Als Bezeichnung für fiktionale Literatur, die das ländliche Leben beschreibt, lässt das Wort „Dorfgeschichte“ sich seit mindestens 1834 nachweisen.[1] Weite Verbreitung erlangte der Terminus aber erst, als in der Zeitung für die elegante Welt von 1842 an Berthold Auerbachs Schwarzwälder Dorfgeschichten zu erscheinen begannen. Von da an folgten weitere Erzählungen mit den Untertiteln „Dorfgeschichte“ in großer Zahl, darunter Der lahme Hans (1842) von Wilhelm von Pochhammer, Der Bälgentreter von Eilersrode (1845) von Georg Gottlieb Schirges, Der Hahnpfalz (1845) von Sylvester Wagner, Stefan der Kesselflicker (1846) von August Kleemann, Käthens Kopfhaare (1847) von Ludwig Scheyrer, Der Dukatenbauer (1849) von Friedrich Bruckbräu, Pfarre und Schule (1849) von Friedrich Gerstäcker und Vater, Sohn und Enkel (1850) von Marie Nathusius.
Auch Friedrich Hebbel, aus armem ländlichem Milieu herkommend, hat einige Geschichten in dörflicher Szenerie spielen lassen (z. B. Die Kuh, 1849), sich aber zugleich in scharfen Worten gegen die „Bauern-Verhimmlung unserer Tage“ ausgesprochen, so dass Jürgen Hein ihn als Begründer der „Anti-Dorfgeschichte“ bezeichnet.[2]

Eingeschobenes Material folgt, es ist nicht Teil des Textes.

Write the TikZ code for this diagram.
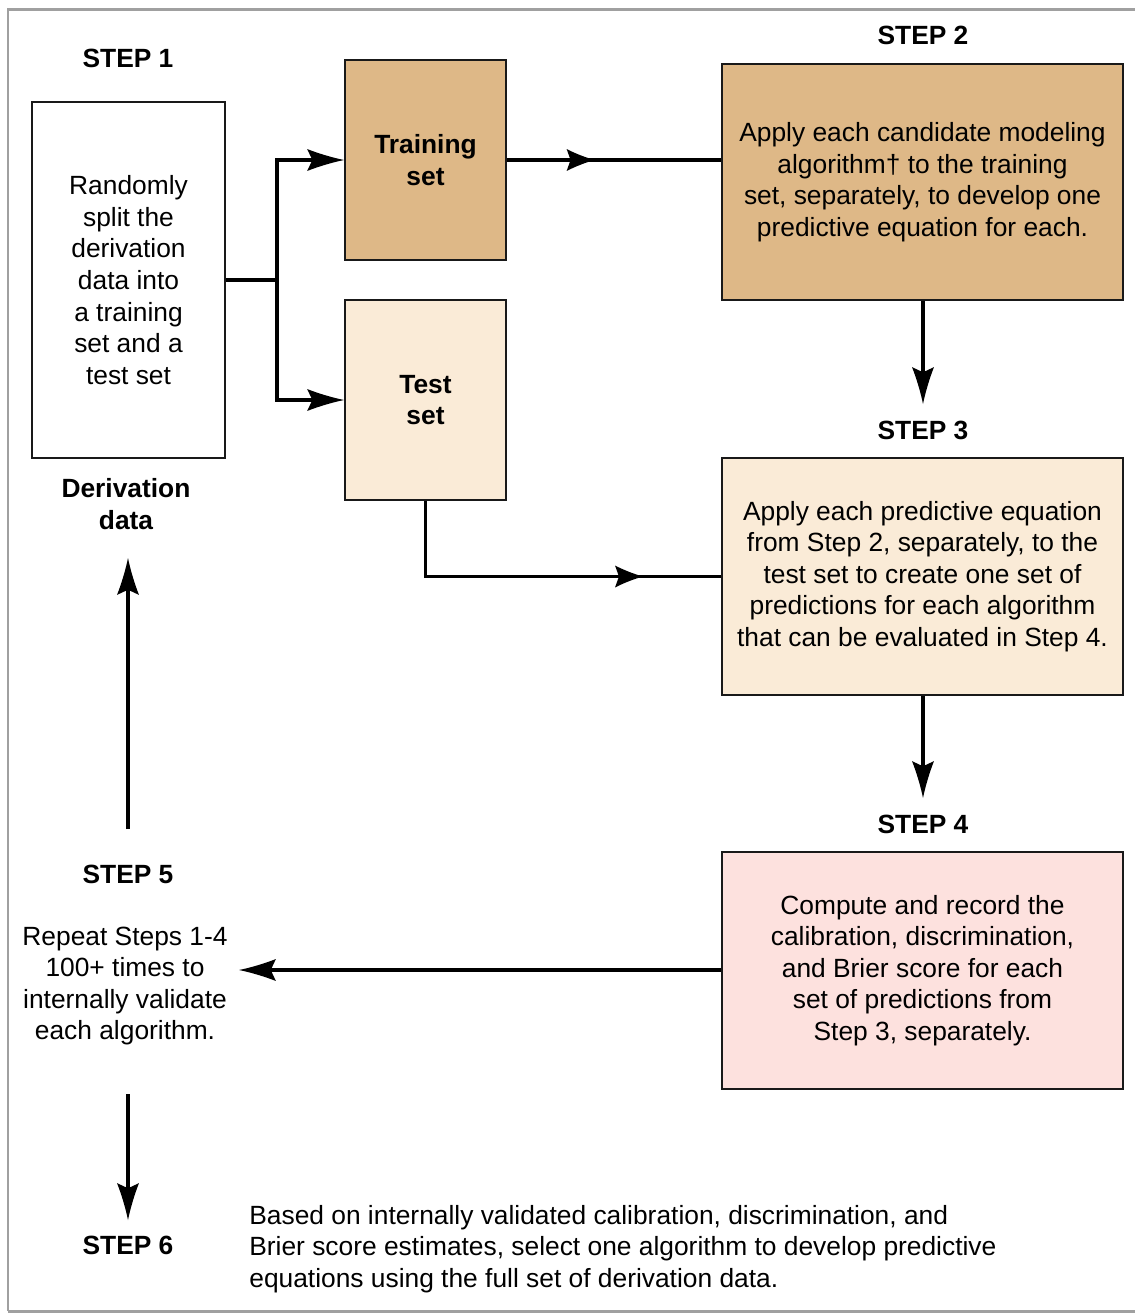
\documentclass[tikz,border=0pt]{standalone}
\usepackage{fontspec}
\setmainfont{Liberation Sans}
\usetikzlibrary{arrows.meta,decorations.markings}
\definecolor{trainfill}{HTML}{DEB887}
\definecolor{testfill}{HTML}{FAEBD7}
\definecolor{pinkfill}{HTML}{FDE1DE}
\definecolor{framegray}{HTML}{A0A0A0}
\pgfdeclarearrow{
  name = Swoop,
  defaults = { length = 20pt, width = 12pt },
  parameters = { \the\pgfarrowlength,\the\pgfarrowwidth },
  setup code = {
    \pgfarrowssettipend{0pt}
    \pgfarrowssetlineend{-0.8\pgfarrowlength}
    \pgfarrowssetvisualbackend{-\pgfarrowlength}
    \pgfarrowssetbackend{-\pgfarrowlength}
    \pgfarrowshullpoint{0pt}{0pt}
    \pgfarrowshullpoint{-\pgfarrowlength}{.5\pgfarrowwidth}
    \pgfarrowshullpoint{-\pgfarrowlength}{-.5\pgfarrowwidth}
    \pgfarrowssavethe\pgfarrowlength
    \pgfarrowssavethe\pgfarrowwidth
  },
  drawing code = {
    \pgfpathmoveto{\pgfqpoint{0pt}{0pt}}
    \pgfpathcurveto{\pgfqpoint{-.3\pgfarrowlength}{.1\pgfarrowwidth}}{\pgfqpoint{-.7\pgfarrowlength}{.3\pgfarrowwidth}}{\pgfqpoint{-\pgfarrowlength}{.5\pgfarrowwidth}}
    \pgfpathlineto{\pgfqpoint{-.86\pgfarrowlength}{0pt}}
    \pgfpathlineto{\pgfqpoint{-\pgfarrowlength}{-.5\pgfarrowwidth}}
    \pgfpathcurveto{\pgfqpoint{-.7\pgfarrowlength}{-.3\pgfarrowwidth}}{\pgfqpoint{-.3\pgfarrowlength}{-.1\pgfarrowwidth}}{\pgfqpoint{0pt}{0pt}}
    \pgfpathclose
    \pgfusepathqfill
  }
}
\tikzset{
  txt/.style={font=\fontsize{15}{18}\selectfont, align=center, inner sep=0pt},
  steplabel/.style={font=\fontsize{15}{18}\selectfont\bfseries, align=center, inner sep=0pt},
  box/.style={draw=black!90, line width=1.1pt, font=\fontsize{15}{18}\selectfont, align=center, inner sep=0pt},
  conn/.style={line width=2.1pt},
  endtip/.style={-{Swoop[length=21pt,width=12.5pt]}},
  midtip/.style={postaction={decorate}, decoration={markings, mark=at position #1 with {\arrow{Swoop[length=16pt,width=12.5pt]}}}}
}
\begin{document}
\begin{tikzpicture}[x=0.02cm,y=-0.02cm]
\useasboundingbox (0,0) rectangle (1135,1313);
\draw[framegray, line width=1.7pt] (8,1311) -- (8,9) -- (1145,9);
\draw[framegray, line width=1.7pt] (8,1311) -- (1145,1311);

% Step 1
\node[steplabel] (s1) at (128,58) {STEP 1};
\node[box, fill=white, minimum width=3.86cm, minimum height=7.12cm] (deriv) at (128.5,280)
  {Randomly\\split the\\derivation\\data into\\a training\\set and a\\test set};
\node[steplabel] (derivlbl) at (126,504) {Derivation\\data};

\node[box, fill=trainfill, minimum width=3.22cm, minimum height=4.0cm, font=\fontsize{15}{18}\selectfont\bfseries] (train) at (425.5,160) {Training\\set};
\node[box, fill=testfill, minimum width=3.22cm, minimum height=4.0cm, font=\fontsize{15}{18}\selectfont\bfseries] (test) at (425.5,400) {Test\\set};

\coordinate (split) at (277,280);
\draw[conn] (deriv.east |- split) -- (split);
\draw[conn, endtip] (split) |- (train.west);
\draw[conn, endtip] (split) |- (test.west);

% Step 2
\node[steplabel] (s2) at (923,35) {STEP 2};
\node[box, fill=trainfill, minimum width=8.02cm, minimum height=4.72cm] (b2) at (922.5,182)
  {Apply each candidate modeling\\algorithm\textdagger\ to the training\\set, separately, to develop one\\predictive equation for each.};
\draw[conn, midtip=0.41] (train.east) -- (train.east -| b2.west);

% Step 3
\node[steplabel] (s3) at (923,430) {STEP 3};
\coordinate (s3top) at (923,404);
\draw[conn, endtip] (b2.south -| s3top) -- (s3top);
\node[box, fill=testfill, minimum width=8.02cm, minimum height=4.74cm] (b3) at (922.5,576.5)
  {Apply each predictive equation\\from Step 2, separately, to the\\test set to create one set of\\predictions for each algorithm\\that can be evaluated in Step 4.};
\draw[conn, midtip=0.79] (test.south) |- (b3.west);

% Step 4
\node[steplabel] (s4) at (923,824) {STEP 4};
\coordinate (s4top) at (923,798);
\draw[conn, endtip] (b3.south -| s4top) -- (s4top);
\node[box, fill=pinkfill, minimum width=8.02cm, minimum height=4.74cm] (b4) at (922.5,970.5)
  {Compute and record the\\calibration, discrimination,\\and Brier score for each\\set of predictions from\\Step 3, separately.};

% Step 5
\node[steplabel] (s5) at (128,874) {STEP 5};
\node[txt] (s5txt) at (125,986) {Repeat Steps 1-4\\100+ times to\\internally validate\\each algorithm.};
\coordinate (s5in) at (239,970);
\draw[conn, endtip] (b4.west |- s5in) -- (s5in);
\coordinate (upstart) at (128,829);
\coordinate (upend) at (128,558);
\draw[conn, endtip] (upstart) -- (upend);

% Step 6
\coordinate (downstart) at (128,1094);
\coordinate (downend) at (128,1220);
\draw[conn, endtip] (downstart) -- (downend);
\node[steplabel] (s6) at (128,1245) {STEP 6};
\node[txt, align=left, anchor=west] (s6txt) at (249,1249) {Based on internally validated calibration, discrimination, and\\Brier score estimates, select one algorithm to develop predictive\\equations using the full set of derivation data.};
\end{tikzpicture}
\end{document}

1853–1855 erschienen in der Schweiz Alfred Hartmanns Kiltabendgeschichten; obwohl dieser Autor vor allem durch seinen Geschichtsroman Meister Putsch und seine Gesellen (1858) bekannt geworden ist, hat er selbst die Dorfgeschichte als sein eigentliches Genre bezeichnet.
Noch Karl May begann seine Publikationslaufbahn 1874 mit einer Dorfgeschichte, Die Rose von Ernstthal, die erstmal im August 1874 im Wiener literarischen Periodikum Novellen-Flora erschien und der er bald weitere Erzgebirgische Dorfgeschichten folgen ließ.[3]
Ein weiterer produktiver Autor von Dorfgeschichten war seit 1879 Ludwig Anzengruber. Zur Ausdehnung des Begriffs auch auf erzählerische Großformen trug Anzengruber bei, indem er seinem 1885 erschienenen Roman Der Sternsteinhof den Untertitel „Eine Dorfgeschichte“ gab.
Auch zu erwähnen ist Wilhelm Raabe, der in seinen Werken oft die Schicksale der kleinen Leute auf dem Lande schilderte, deren Leben durch den technischen Fortschritt und die zunehmende Industrialisierung auf den Kopf gestellt werden, z. B. in Pfisters Mühle (1885).
Marie von Ebner-Eschenbach publizierte 1881 einen Sammelband Dorf- und Schloßgeschichten, dem 1886 ein Band Neue Dorf- und Schloßgeschichten folgte.
Bei den ursprünglichen Dorfgeschichten hatte es sich, wie schon der Name ausdrückt, stets um Kurzprosa (Kalendergeschichten, Erzählungen) gehandelt, was noch 1890 Hellmuth Mielke veranlasste, zwischen Dorfgeschichten einerseits und Novellen und Romanen andererseits, selbst wenn sie vom Genre der Dorfgeschichte inspiriert waren, deutlich zu unterscheiden.[4]
Spätere Literaturhistoriker dagegen haben nach dem Pars-pro-toto-Prinzip selbst Großformen als „Dorfgeschichten“ eingestuft, darunter etwa die Autoren des 1925/1926 von Paul Merker und Wolfgang Stammler herausgegebenen Reallexikons der deutschen Literaturgeschichte.[5] Ein früher Germanist, der dem Genre der Dorfgeschichte auch Romane zugeordnet hat, war Gustav Brugier (Geschichte der deutschen National-Literatur, erstmals 1865).[6]
Selbst 2009 noch hat Bernhard Spiels in seinem Handbuch der literarischen Gattungen die Bauern- und Heimatliteratur unter dem Stichwort „Dorfgeschichte“ behandelt.[7]